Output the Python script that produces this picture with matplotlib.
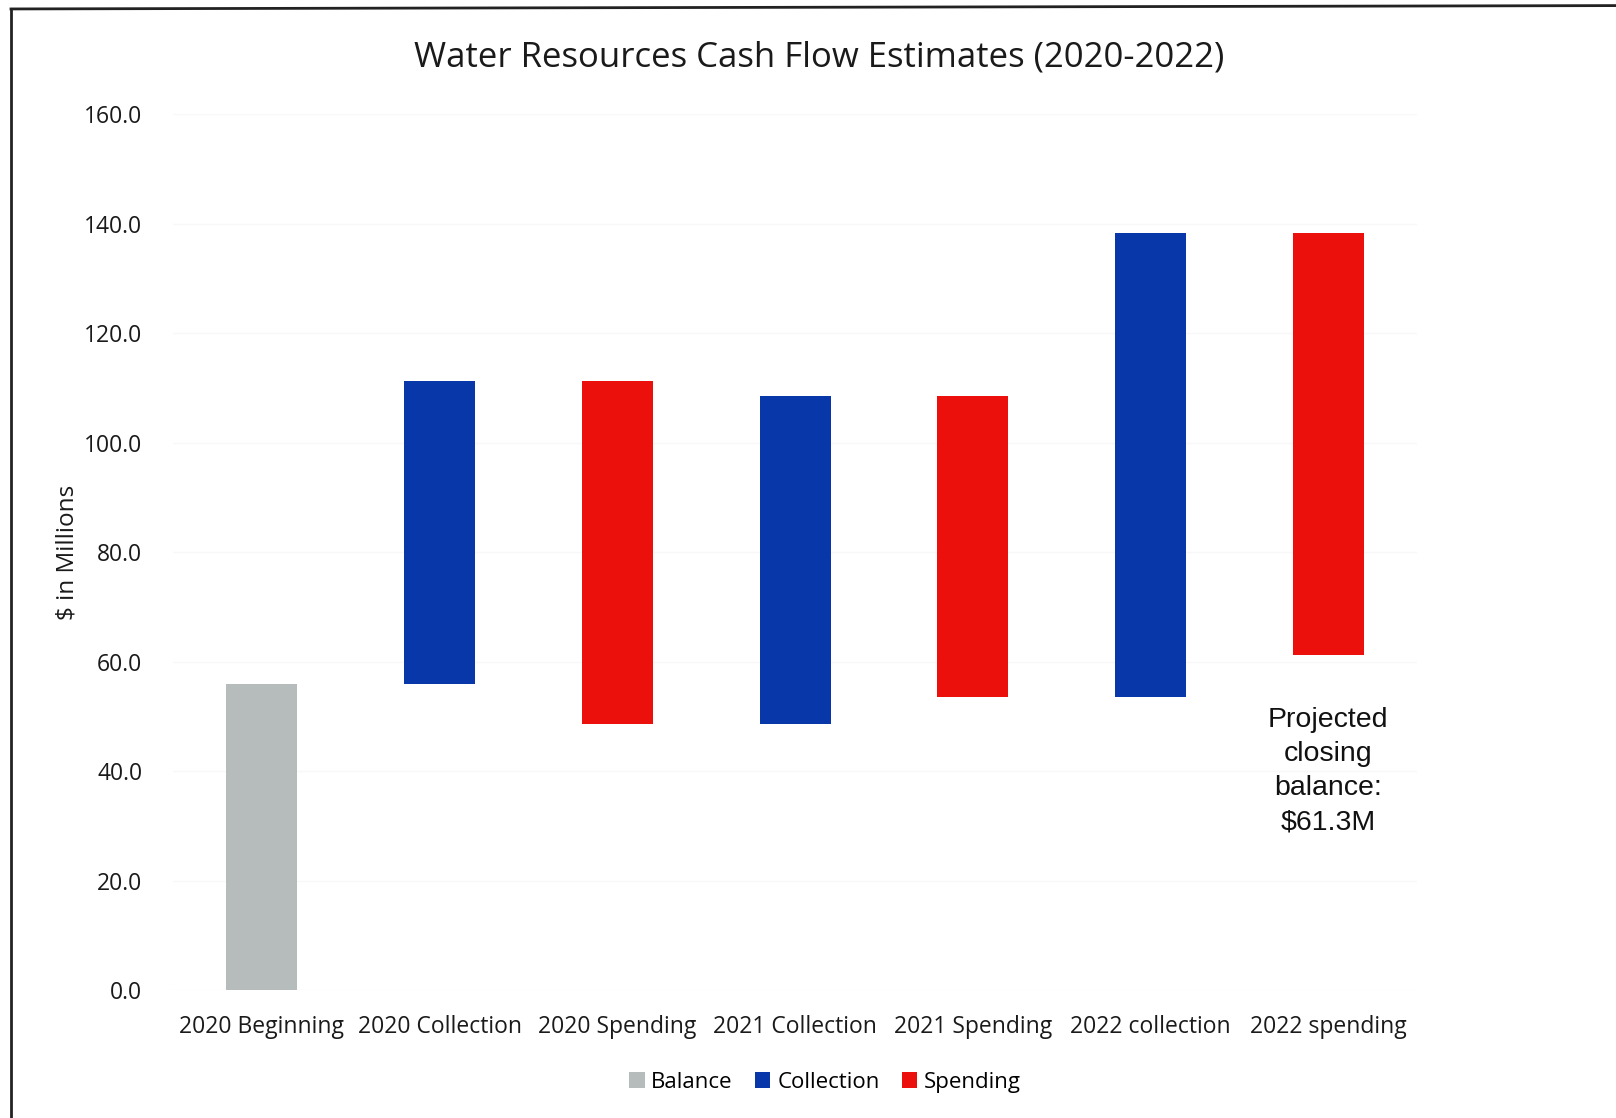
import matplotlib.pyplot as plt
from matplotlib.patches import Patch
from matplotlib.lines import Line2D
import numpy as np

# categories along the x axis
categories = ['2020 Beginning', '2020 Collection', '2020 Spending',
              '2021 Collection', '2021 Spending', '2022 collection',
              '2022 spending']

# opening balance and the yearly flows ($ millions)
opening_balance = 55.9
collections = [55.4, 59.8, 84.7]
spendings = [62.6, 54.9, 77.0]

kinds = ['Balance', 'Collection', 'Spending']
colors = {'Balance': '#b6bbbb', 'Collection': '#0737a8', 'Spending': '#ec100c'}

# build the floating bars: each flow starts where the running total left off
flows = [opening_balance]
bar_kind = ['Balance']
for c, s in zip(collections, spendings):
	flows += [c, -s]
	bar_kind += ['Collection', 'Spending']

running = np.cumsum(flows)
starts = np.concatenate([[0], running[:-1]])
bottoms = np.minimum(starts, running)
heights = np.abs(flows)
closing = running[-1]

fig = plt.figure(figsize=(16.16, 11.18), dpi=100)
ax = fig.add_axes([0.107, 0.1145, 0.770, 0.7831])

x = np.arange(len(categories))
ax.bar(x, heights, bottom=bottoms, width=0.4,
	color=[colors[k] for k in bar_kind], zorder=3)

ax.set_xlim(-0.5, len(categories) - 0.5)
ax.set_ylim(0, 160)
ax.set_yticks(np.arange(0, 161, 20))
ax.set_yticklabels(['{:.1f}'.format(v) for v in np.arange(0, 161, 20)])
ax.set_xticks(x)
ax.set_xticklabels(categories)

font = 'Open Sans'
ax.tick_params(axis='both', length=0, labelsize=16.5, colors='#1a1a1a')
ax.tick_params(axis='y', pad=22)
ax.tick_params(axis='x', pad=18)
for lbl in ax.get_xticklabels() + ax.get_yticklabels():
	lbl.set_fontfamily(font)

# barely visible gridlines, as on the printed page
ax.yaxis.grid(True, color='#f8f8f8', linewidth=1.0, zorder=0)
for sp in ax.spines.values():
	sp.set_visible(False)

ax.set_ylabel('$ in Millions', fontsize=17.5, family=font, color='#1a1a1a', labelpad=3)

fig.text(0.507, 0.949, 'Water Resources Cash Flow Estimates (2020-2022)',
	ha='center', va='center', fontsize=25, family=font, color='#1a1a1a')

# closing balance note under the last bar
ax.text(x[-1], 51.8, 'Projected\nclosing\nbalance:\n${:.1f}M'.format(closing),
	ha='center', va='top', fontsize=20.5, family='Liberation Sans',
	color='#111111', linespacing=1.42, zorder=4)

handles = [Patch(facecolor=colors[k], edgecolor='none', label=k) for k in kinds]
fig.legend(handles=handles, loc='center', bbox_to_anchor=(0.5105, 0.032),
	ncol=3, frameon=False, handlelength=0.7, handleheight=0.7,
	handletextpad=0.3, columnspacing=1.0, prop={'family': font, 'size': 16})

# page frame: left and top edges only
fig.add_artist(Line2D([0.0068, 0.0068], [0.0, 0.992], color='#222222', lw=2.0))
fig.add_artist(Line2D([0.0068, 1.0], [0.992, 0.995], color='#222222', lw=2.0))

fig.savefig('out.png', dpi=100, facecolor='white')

════════════════

Without the pictures, write out all of the material exactly.

Output the Python script that produces this picture with matplotlib.
import matplotlib.pyplot as plt
from matplotlib.patches import Patch
from matplotlib.lines import Line2D
import numpy as np

# categories along the x axis
categories = ['2020 Beginning', '2020 Collection', '2020 Spending',
              '2021 Collection', '2021 Spending', '2022 collection',
              '2022 spending']

# opening balance and the yearly flows ($ millions)
opening_balance = 55.9
collections = [55.4, 59.8, 84.7]
spendings = [62.6, 54.9, 77.0]

kinds = ['Balance', 'Collection', 'Spending']
colors = {'Balance': '#b6bbbb', 'Collection': '#0737a8', 'Spending': '#ec100c'}

# build the floating bars: each flow starts where the running total left off
flows = [opening_balance]
bar_kind = ['Balance']
for c, s in zip(collections, spendings):
	flows += [c, -s]
	bar_kind += ['Collection', 'Spending']

running = np.cumsum(flows)
starts = np.concatenate([[0], running[:-1]])
bottoms = np.minimum(starts, running)
heights = np.abs(flows)
closing = running[-1]

fig = plt.figure(figsize=(16.16, 11.18), dpi=100)
ax = fig.add_axes([0.107, 0.1145, 0.770, 0.7831])

x = np.arange(len(categories))
ax.bar(x, heights, bottom=bottoms, width=0.4,
	color=[colors[k] for k in bar_kind], zorder=3)

ax.set_xlim(-0.5, len(categories) - 0.5)
ax.set_ylim(0, 160)
ax.set_yticks(np.arange(0, 161, 20))
ax.set_yticklabels(['{:.1f}'.format(v) for v in np.arange(0, 161, 20)])
ax.set_xticks(x)
ax.set_xticklabels(categories)

font = 'Open Sans'
ax.tick_params(axis='both', length=0, labelsize=16.5, colors='#1a1a1a')
ax.tick_params(axis='y', pad=22)
ax.tick_params(axis='x', pad=18)
for lbl in ax.get_xticklabels() + ax.get_yticklabels():
	lbl.set_fontfamily(font)

# barely visible gridlines, as on the printed page
ax.yaxis.grid(True, color='#f8f8f8', linewidth=1.0, zorder=0)
for sp in ax.spines.values():
	sp.set_visible(False)

ax.set_ylabel('$ in Millions', fontsize=17.5, family=font, color='#1a1a1a', labelpad=3)

fig.text(0.507, 0.949, 'Water Resources Cash Flow Estimates (2020-2022)',
	ha='center', va='center', fontsize=25, family=font, color='#1a1a1a')

# closing balance note under the last bar
ax.text(x[-1], 51.8, 'Projected\nclosing\nbalance:\n${:.1f}M'.format(closing),
	ha='center', va='top', fontsize=20.5, family='Liberation Sans',
	color='#111111', linespacing=1.42, zorder=4)

handles = [Patch(facecolor=colors[k], edgecolor='none', label=k) for k in kinds]
fig.legend(handles=handles, loc='center', bbox_to_anchor=(0.5105, 0.032),
	ncol=3, frameon=False, handlelength=0.7, handleheight=0.7,
	handletextpad=0.3, columnspacing=1.0, prop={'family': font, 'size': 16})

# page frame: left and top edges only
fig.add_artist(Line2D([0.0068, 0.0068], [0.0, 0.992], color='#222222', lw=2.0))
fig.add_artist(Line2D([0.0068, 1.0], [0.992, 0.995], color='#222222', lw=2.0))

fig.savefig('out.png', dpi=100, facecolor='white')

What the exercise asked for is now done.